Nobody could deny that Sally Woodcock's debut play, Fanta Orange, has its heart in the right place. The playwright seeks to explore the devastation that AIDS has wrought on East Africa through the eyes of a highly intelligent trio living in the Kenyan heartlands.
While much of the focus rests on Roger and Ronnie, the impossibly incompatible White couple that we meet in the opening scene, the character around whom the action really revolves is their house girl and our narrator Regina, played with great sensitivity by Kehinde Fedipe.
She has been infected with HIV following a gang rape by drunken British soldiers and as a result her people have cast the girl out. Regina has also become twice pregnant, the second time following an encounter with Jay Villiers' Roger, which he believes stems from love but to a court would sound suspiciously like a second rape.
Into this claustrophobic household breezes beautiful, blonde Ronnie, a couple of decades younger than Roger and wearing her learning and Ph.D. very heavily. Jessica Ellerby performs well, playing a character who has been written entirely to convey messages rather than behave coherently.

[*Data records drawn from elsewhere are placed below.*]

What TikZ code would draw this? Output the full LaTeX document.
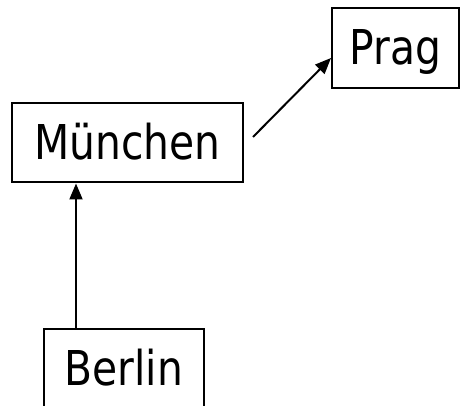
\documentclass[tikz,border=0pt]{standalone}
\usepackage{fontspec}
\newfontfamily\cityfont[FakeStretch=0.85]{DejaVu Sans}
\usetikzlibrary{arrows.meta}

\begin{document}
\begin{tikzpicture}[x=1pt, y=-1pt,
  city/.style={draw, line width=2pt, inner sep=0pt, minimum height=79pt,
    text height=34pt, text depth=0pt, font=\cityfont\fontsize{48}{52}\selectfont},
  link/.style={line width=2pt, -{Triangle[length=16pt,width=13pt]}}]
  \useasboundingbox (0,0) rectangle (464,406);
  % the three cities
  \node[city, minimum width=231pt] (muenchen) at (127.5,143) {München};
  \node[city, minimum width=127pt, minimum height=80pt] (prag) at (395.5,48) {Prag};
  \node[city, minimum width=160pt] (berlin) at (124,368.5) {Berlin};
  % routes
  \draw[link] ([xshift=-48pt]berlin.north) -- ([xshift=-48pt]berlin.north |- muenchen.south);
  \draw[link] ([xshift=9pt,yshift=6pt]muenchen.east) -- ([yshift=-10pt]prag.west);
\end{tikzpicture}
\end{document}
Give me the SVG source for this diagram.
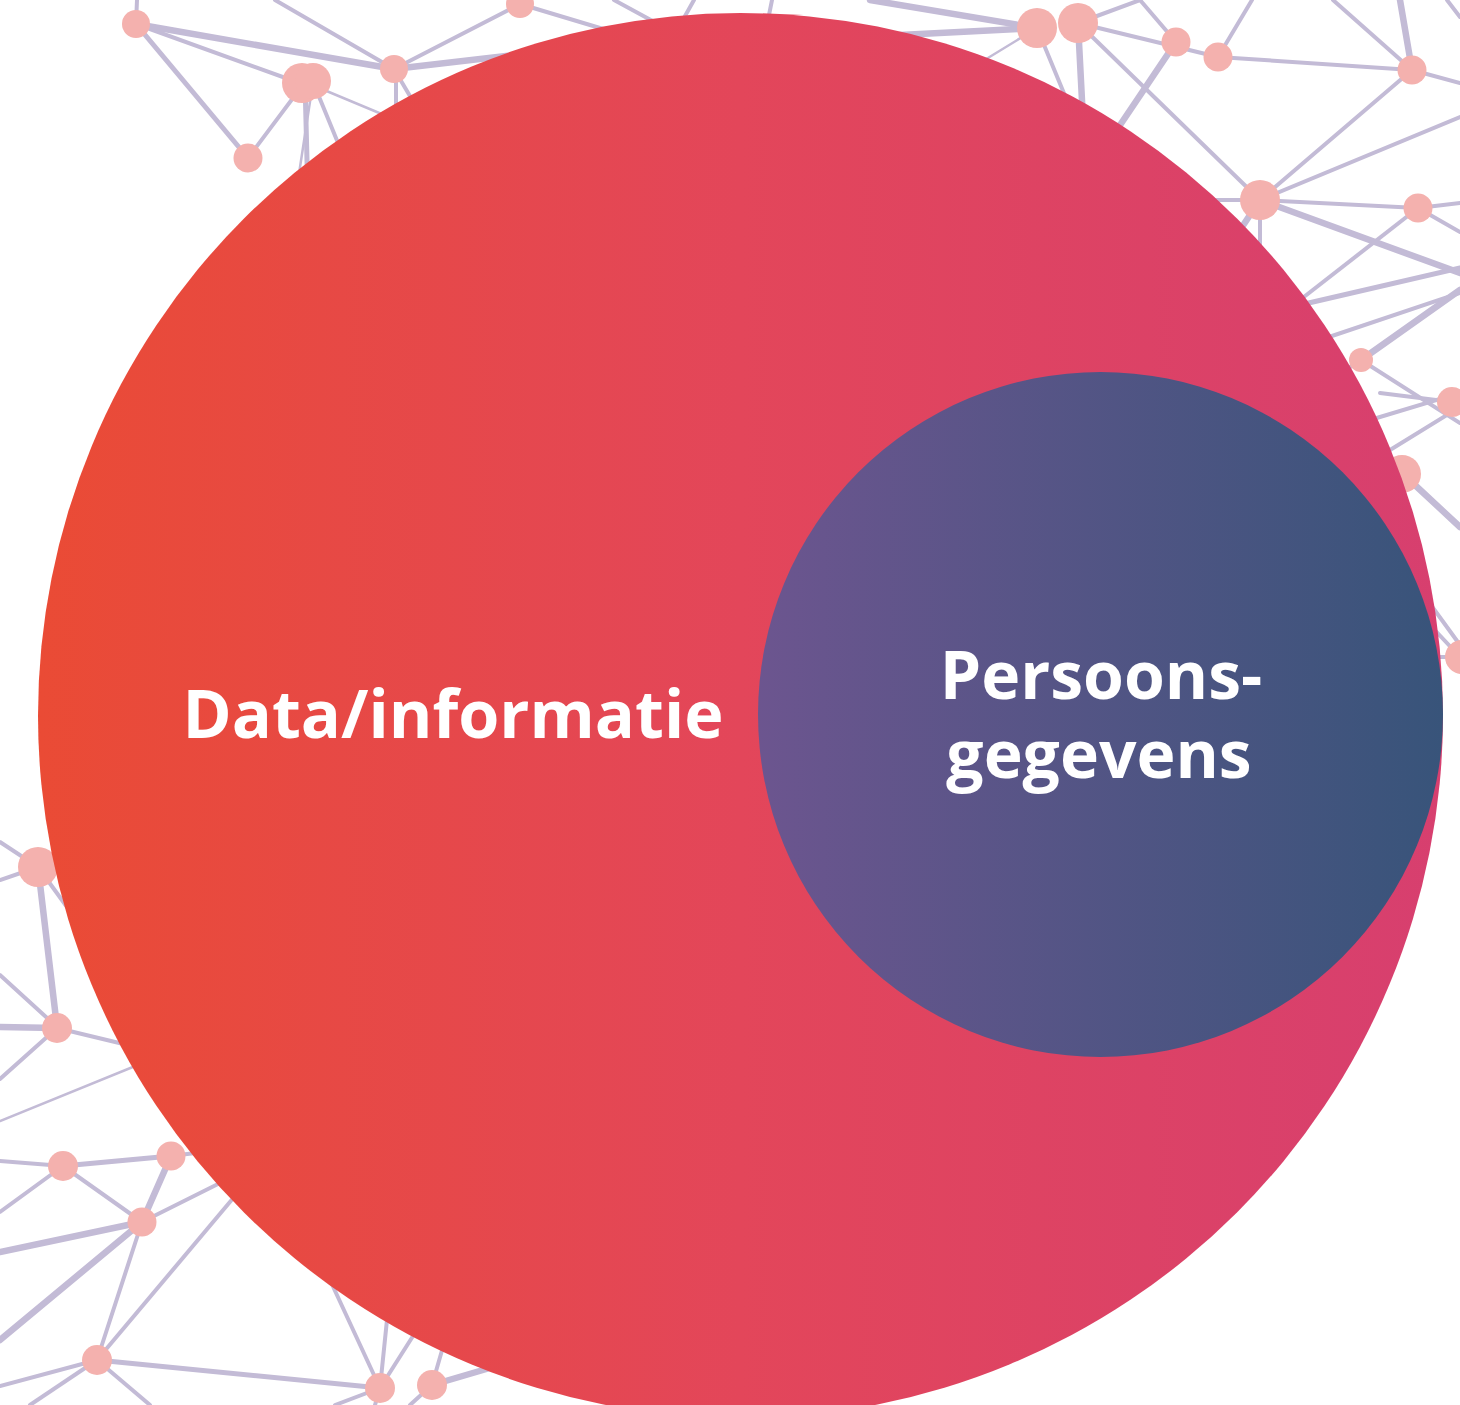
<svg xmlns="http://www.w3.org/2000/svg" width="1460" height="1405" viewBox="0 0 1460 1405">
<style>
.bg{fill:#ffffff}
.ln{stroke:#c3bbd6;stroke-width:4;stroke-linecap:round;fill:none}
.tk{stroke-width:6.5}
.tn{stroke-width:2.5}
.nd{fill:#f4b1ae}
.lbl{font-family:"Open Sans","Noto Sans","Liberation Sans",sans-serif;font-weight:700;fill:#ffffff;text-anchor:middle}
</style>
<defs>
<linearGradient id="gBig" x1="0" y1="0" x2="1" y2="0">
<stop offset="0" stop-color="#ea4b35"/>
<stop offset="0.5" stop-color="#e3465a"/>
<stop offset="1" stop-color="#d73f6f"/>
</linearGradient>
<linearGradient id="gSmall" x1="0" y1="0" x2="1" y2="0">
<stop offset="0" stop-color="#6c558f"/>
<stop offset="1" stop-color="#38547a"/>
</linearGradient>
</defs>
<rect class="bg" x="0" y="0" width="1460" height="1405"/>
<g id="connectors">
<line class="ln" x1="137" y1="0" x2="136" y2="24"/>
<line class="ln" x1="136" y1="24" x2="305" y2="85"/>
<line class="ln tk" x1="136" y1="24" x2="394" y2="69"/>
<line class="ln" x1="136" y1="24" x2="248" y2="158" style="stroke-width:5"/>
<line class="ln" x1="275" y1="0" x2="394" y2="69"/>
<line class="ln" x1="394" y1="69" x2="520" y2="4"/>
<line class="ln tk" x1="394" y1="69" x2="600" y2="45"/>
<line class="ln tn" x1="305" y1="82" x2="420" y2="130"/>
<line class="ln" x1="396" y1="69" x2="396" y2="130"/>
<line class="ln" x1="394" y1="69" x2="430" y2="130"/>
<line class="ln" x1="305" y1="82" x2="248" y2="158"/>
<line class="ln" x1="305" y1="82" x2="308" y2="200" style="stroke-width:5"/>
<line class="ln tn" x1="313" y1="82" x2="295" y2="200"/>
<line class="ln" x1="313" y1="82" x2="345" y2="160"/>
<line class="ln" x1="520" y1="4" x2="640" y2="40"/>
<line class="ln" x1="614" y1="0" x2="660" y2="25"/>
<line class="ln" x1="694" y1="0" x2="680" y2="25"/>
<line class="ln" x1="772" y1="0" x2="768" y2="20"/>
<line class="ln tk" x1="870" y1="0" x2="1037" y2="28"/>
<line class="ln tk" x1="1037" y1="28" x2="900" y2="35"/>
<line class="ln tn" x1="1037" y1="28" x2="960" y2="75"/>
<line class="ln" x1="1037" y1="28" x2="1075" y2="120"/>
<line class="ln tk" x1="1078" y1="23" x2="1083" y2="120"/>
<line class="ln" x1="1078" y1="23" x2="1140" y2="0"/>
<line class="ln" x1="1078" y1="23" x2="1218" y2="57"/>
<line class="ln" x1="1140" y1="0" x2="1176" y2="42"/>
<line class="ln tk" x1="1176" y1="42" x2="1110" y2="140"/>
<line class="ln" x1="1078" y1="23" x2="1260" y2="200"/>
<line class="ln" x1="1218" y1="57" x2="1252" y2="0"/>
<line class="ln" x1="1218" y1="57" x2="1412" y2="70"/>
<line class="ln" x1="1333" y1="0" x2="1412" y2="70"/>
<line class="ln tk" x1="1400" y1="0" x2="1412" y2="70"/>
<line class="ln" x1="1447" y1="0" x2="1460" y2="17"/>
<line class="ln" x1="1412" y1="70" x2="1460" y2="83"/>
<line class="ln" x1="1412" y1="70" x2="1260" y2="200"/>
<line class="ln" x1="1260" y1="200" x2="1460" y2="117"/>
<line class="ln" x1="1260" y1="200" x2="1418" y2="208"/>
<line class="ln" x1="1418" y1="208" x2="1460" y2="203"/>
<line class="ln tk" x1="1260" y1="200" x2="1460" y2="273"/>
<line class="ln" x1="1418" y1="208" x2="1300" y2="300"/>
<line class="ln" x1="1418" y1="208" x2="1460" y2="232"/>
<line class="ln" x1="1260" y1="200" x2="1200" y2="200"/>
<line class="ln" x1="1260" y1="200" x2="1260" y2="280"/>
<line class="ln tk" x1="1260" y1="200" x2="1220" y2="260"/>
<line class="ln" x1="1300" y1="305" x2="1460" y2="268" style="stroke-width:5"/>
<line class="ln" x1="1320" y1="340" x2="1460" y2="293"/>
<line class="ln tk" x1="1361" y1="360" x2="1460" y2="290"/>
<line class="ln" x1="1361" y1="360" x2="1460" y2="423"/>
<line class="ln" x1="1361" y1="360" x2="1330" y2="380"/>
<line class="ln" x1="1370" y1="420" x2="1460" y2="393"/>
<line class="ln" x1="1390" y1="450" x2="1460" y2="407"/>
<line class="ln" x1="1380" y1="393" x2="1452" y2="402"/>
<line class="ln tk" x1="1402" y1="473" x2="1460" y2="527"/>
<line class="ln" x1="1420" y1="590" x2="1460" y2="645"/>
<line class="ln" x1="1430" y1="625" x2="1460" y2="657"/>
<line class="ln" x1="1430" y1="657" x2="1460" y2="657"/>
<line class="ln" x1="0" y1="842" x2="38" y2="867"/>
<line class="ln" x1="0" y1="880" x2="38" y2="867"/>
<line class="ln" x1="38" y1="867" x2="70" y2="840"/>
<line class="ln tk" x1="38" y1="867" x2="57" y2="1027"/>
<line class="ln" x1="38" y1="867" x2="80" y2="925"/>
<line class="ln" x1="0" y1="975" x2="57" y2="1027"/>
<line class="ln tk" x1="0" y1="1027" x2="57" y2="1028"/>
<line class="ln" x1="57" y1="1028" x2="140" y2="1048"/>
<line class="ln" x1="57" y1="1028" x2="0" y2="1079"/>
<line class="ln tn" x1="0" y1="1121" x2="150" y2="1060"/>
<line class="ln" x1="0" y1="1161" x2="63" y2="1166"/>
<line class="ln" x1="63" y1="1166" x2="171" y2="1156" style="stroke-width:5"/>
<line class="ln" x1="63" y1="1166" x2="0" y2="1212"/>
<line class="ln" x1="63" y1="1166" x2="142" y2="1222"/>
<line class="ln tk" x1="171" y1="1156" x2="142" y2="1222"/>
<line class="ln" x1="142" y1="1222" x2="230" y2="1178"/>
<line class="ln tk" x1="0" y1="1252" x2="142" y2="1222"/>
<line class="ln tk" x1="142" y1="1222" x2="0" y2="1340"/>
<line class="ln" x1="142" y1="1222" x2="97" y2="1360"/>
<line class="ln" x1="97" y1="1360" x2="240" y2="1190"/>
<line class="ln" x1="97" y1="1360" x2="380" y2="1388" style="stroke-width:5"/>
<line class="ln" x1="97" y1="1360" x2="0" y2="1386"/>
<line class="ln" x1="97" y1="1360" x2="30" y2="1405"/>
<line class="ln" x1="97" y1="1360" x2="150" y2="1405"/>
<line class="ln" x1="171" y1="1156" x2="220" y2="1150"/>
<line class="ln" x1="380" y1="1388" x2="330" y2="1280"/>
<line class="ln" x1="380" y1="1388" x2="388" y2="1310"/>
<line class="ln" x1="380" y1="1388" x2="420" y2="1325"/>
<line class="ln" x1="432" y1="1385" x2="445" y2="1340"/>
<line class="ln tk" x1="432" y1="1385" x2="500" y2="1365"/>
<line class="ln" x1="380" y1="1388" x2="335" y2="1405"/>
<line class="ln" x1="380" y1="1388" x2="375" y2="1405"/>
<line class="ln" x1="432" y1="1385" x2="410" y2="1405"/>
</g>
<g id="network-nodes">
<circle class="nd" cx="136" cy="24" r="14"/>
<circle class="nd" cx="302" cy="83" r="20"/>
<circle class="nd" cx="313" cy="81" r="18"/>
<circle class="nd" cx="248" cy="158" r="14.5"/>
<circle class="nd" cx="394" cy="69" r="14"/>
<circle class="nd" cx="520" cy="4" r="14"/>
<circle class="nd" cx="1037" cy="28" r="20"/>
<circle class="nd" cx="1078" cy="23" r="20"/>
<circle class="nd" cx="1176" cy="42" r="14.5"/>
<circle class="nd" cx="1218" cy="57" r="14.5"/>
<circle class="nd" cx="1412" cy="70" r="14.5"/>
<circle class="nd" cx="1260" cy="200" r="20"/>
<circle class="nd" cx="1418" cy="208" r="14.5"/>
<circle class="nd" cx="1361" cy="360" r="12"/>
<circle class="nd" cx="1452" cy="402" r="15"/>
<circle class="nd" cx="1402" cy="474" r="19"/>
<circle class="nd" cx="1462" cy="657" r="17"/>
<circle class="nd" cx="38" cy="867" r="20"/>
<circle class="nd" cx="57" cy="1028" r="15"/>
<circle class="nd" cx="63" cy="1166" r="15"/>
<circle class="nd" cx="171" cy="1156" r="14.5"/>
<circle class="nd" cx="142" cy="1222" r="14.5"/>
<circle class="nd" cx="97" cy="1360" r="15"/>
<circle class="nd" cx="380" cy="1388" r="15"/>
<circle class="nd" cx="432" cy="1385" r="15"/>
</g>
<g id="node-data">
<circle cx="740.5" cy="715.5" r="702.5" fill="url(#gBig)"/>
<text class="lbl" x="453" y="738" font-size="66.5">Data/informatie</text>
</g>
<g id="node-persoonsgegevens">
<circle cx="1100.5" cy="714.5" r="342.5" fill="url(#gSmall)"/>
<text class="lbl" x="1101" y="699" font-size="66">Persoons-</text>
<text class="lbl" x="1099" y="778" font-size="66">gegevens</text>
</g>
</svg>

Throughout, Ronnie changes her views with the wind, starting in the opening scenes in which she tries desperately to beat off the advances of the bearded farmer before suggesting marriage the same night. Her attempts to provide health and happiness to the natives can only be commended, even though her idealism is designed to backfire.
Conveniently, Ronnie not only has the brains but the cash, since her family owns half of Shropshire. This not only digs out impecunious Roger but leaves his future wife in what appears to be an impregnable position after she mysteriously gains ownership of the family farm having failed to explain the meaning of the papers that he signs blindly. This perhaps is poetic justice, as a response to the lies with which he has seduced her.
However, it is best to judge Fanta Orange by its own values rather than pointing up illogicalities. At its best, it explores the pain that Regina has suffered and continues to suffer as she sees the man that she loves taken by another woman.
While the dramaturgy may not be all that one would desire, the message comes through loud and clear and the acting under the excellent direction of Gareth Machin is strong, though quite where Jay Villiers is trying to place his accents is not always clear.
Finally, as so often at the Finborough, the set design of Alex Marker is a joy to behold. He somehow creates the wooden house in which the trio reside on the tiny stage, while cleverly finding space for a bed and furnishings all of which seem absolutely complete, no doubt on an almost non-existent budget.